As has been noted, Mohammed could have legitimately been held as an unlawful combatant until the end of hostilities without any trial, he could have been tried in a military court as a captured combatant, or he could have been tried in the US court system, as Holder has decided. It is worth noting that Holder publicly stated that he was quite confident that the evidence would result in a conviction. He also went on to imply that the death penalty is far more common in US civilian court than in the military court system, which has not executed a person found guilty of a capital offense or any reason  for two generations. Since Holder has determined to try other Gitmo terrorists in the military system, it is reasonable to conclude that he does not have as strong a case against them as he has for Mohammed and hence he has a better chance for a conviction in the military courts for these prisoners.

It could simply be that Holder wants Mohammed not only found guilty, but executed. That likely wouldn't happen in the military system.

14 years 11 months ago
About "The Geography Of Justice," there's lots of vitriol sullying the air regarding how best to bring Kahalid Shaikh and his four terrorist co-conspirators to justice. Many opt for a military tribunal and others, like Attorney General Eric Holder, prefer a civilian trial. I'm no legal beagle and don't know if what I'm going to suggest is legally possible. But I'll toss it out and let those "in the know" decided whether or not the suggestion makes any sense at all.

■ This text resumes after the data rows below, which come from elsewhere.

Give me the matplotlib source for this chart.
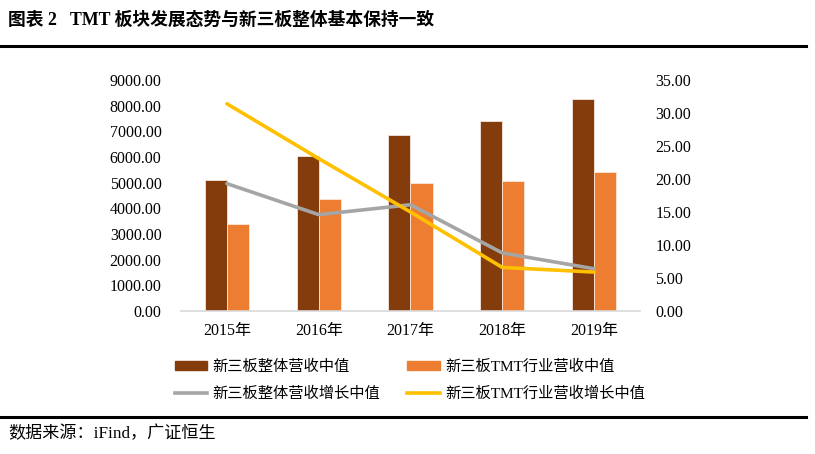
import numpy as np
import matplotlib.pyplot as plt
from matplotlib.lines import Line2D
from matplotlib.patches import Patch

plt.rcParams['font.family'] = ['Liberation Serif', 'Noto Sans CJK SC']

years = ['2015年', '2016年', '2017年', '2018年', '2019年']
total_rev = [5120, 6040, 6850, 7390, 8270]
tmt_rev = [3400, 4350, 4990, 5070, 5420]
total_growth = [19.3, 14.6, 16.1, 8.8, 6.4]
tmt_growth = [31.4, 23.1, 15.0, 6.6, 5.9]

c_dark = '#843C0C'
c_orange = '#ED7D31'
c_gray = '#A5A5A5'
c_yellow = '#FFC000'

W, H = 815, 454
fig = plt.figure(figsize=(W / 100, H / 100), dpi=100)

ax = fig.add_axes([181 / W, 1 - 311 / H, (640 - 181) / W, (311 - 80) / H])
x = np.arange(len(years))
bw = 0.24
ax.bar(x - bw / 2, total_rev, bw, color=c_dark, edgecolor='#f2e6e0', linewidth=0.6, zorder=2)
ax.bar(x + bw / 2, tmt_rev, bw, color=c_orange, edgecolor='#fbe6d8', linewidth=0.6, zorder=2)
ax.set_xlim(-0.5, len(years) - 0.5)
ax.set_ylim(0, 9000)
ax.set_yticks(np.arange(0, 9001, 1000))
ax.set_yticklabels([f'{v:.2f}' for v in np.arange(0, 9001, 1000)])
ax.set_xticks(x)
ax.set_xticklabels(years)
for s in ['top', 'right', 'left']:
    ax.spines[s].set_visible(False)
ax.spines['bottom'].set_color('#d9d9d9')
ax.spines['bottom'].set_linewidth(1.2)
ax.tick_params(length=0, labelsize=11.5, colors='#000000')
ax.tick_params(axis='y', pad=14)
ax.tick_params(axis='x', pad=9)

ax2 = ax.twinx()
ax2.plot(x, total_growth, color=c_gray, lw=2.6, solid_capstyle='round', zorder=3)
ax2.plot(x, tmt_growth, color=c_yellow, lw=2.6, solid_capstyle='round', zorder=4)
ax2.set_ylim(0, 35)
ax2.set_yticks(np.arange(0, 35.1, 5))
ax2.set_yticklabels([f'{v:.2f}' for v in np.arange(0, 35.1, 5)])
for s in ['top', 'right', 'left', 'bottom']:
    ax2.spines[s].set_visible(False)
ax2.tick_params(length=0, labelsize=11.5, pad=11)

# title, rules, source
fig.text(8 / W, 1 - 20 / H, '图表 2   TMT 板块发展态势与新三板整体基本保持一致',
         fontsize=12.8, fontweight='bold', va='center', ha='left',
         family=['Liberation Serif', 'Noto Sans CJK SC'])
fig.add_artist(Line2D([0, 806 / W], [1 - 46 / H] * 2, color='black', lw=2.2))
fig.add_artist(Line2D([0, 806 / W], [1 - 416.5 / H] * 2, color='black', lw=2.2))
fig.text(8 / W, 1 - 434 / H, '数据来源：iFind，广证恒生', fontsize=12.3, va='center', ha='left')

handles = [Patch(color=c_dark), Patch(color=c_orange),
           Line2D([0], [0], color=c_gray, lw=2.6),
           Line2D([0], [0], color=c_yellow, lw=2.6)]
labels = ['新三板整体营收中值', '新三板TMT行业营收中值', '新三板整体营收增长中值', '新三板TMT行业营收增长中值']
fig.legend([handles[0], handles[2], handles[1], handles[3]],
           [labels[0], labels[2], labels[1], labels[3]],
           ncol=2, loc='center left', bbox_to_anchor=(161 / W, 1 - 380 / H),
           frameon=False, fontsize=11, handlelength=2.1, handleheight=0.55,
           columnspacing=1.8, labelspacing=0.85, handletextpad=0.35)

fig.savefig('out.png', dpi=100)
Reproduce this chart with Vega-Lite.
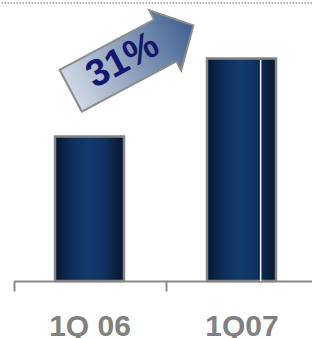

In an attempt to satify both sides, is it possible to convene a part military, part civilian tribunal to try the Five Terrorists, doing so in the Federal Courthouse in lower Manhattan, or maybe somewhere other than NYC, even, perhaps, at Guantanimo? A civilian Judge would preside along with a military Prosecutor,a civilian Defense Attorney and a Jury compose of a mix of military and civilian jurors.

Is this pure nonsense, or might it contain seminal possibility? I leave that to heads far wiser than mine to decide.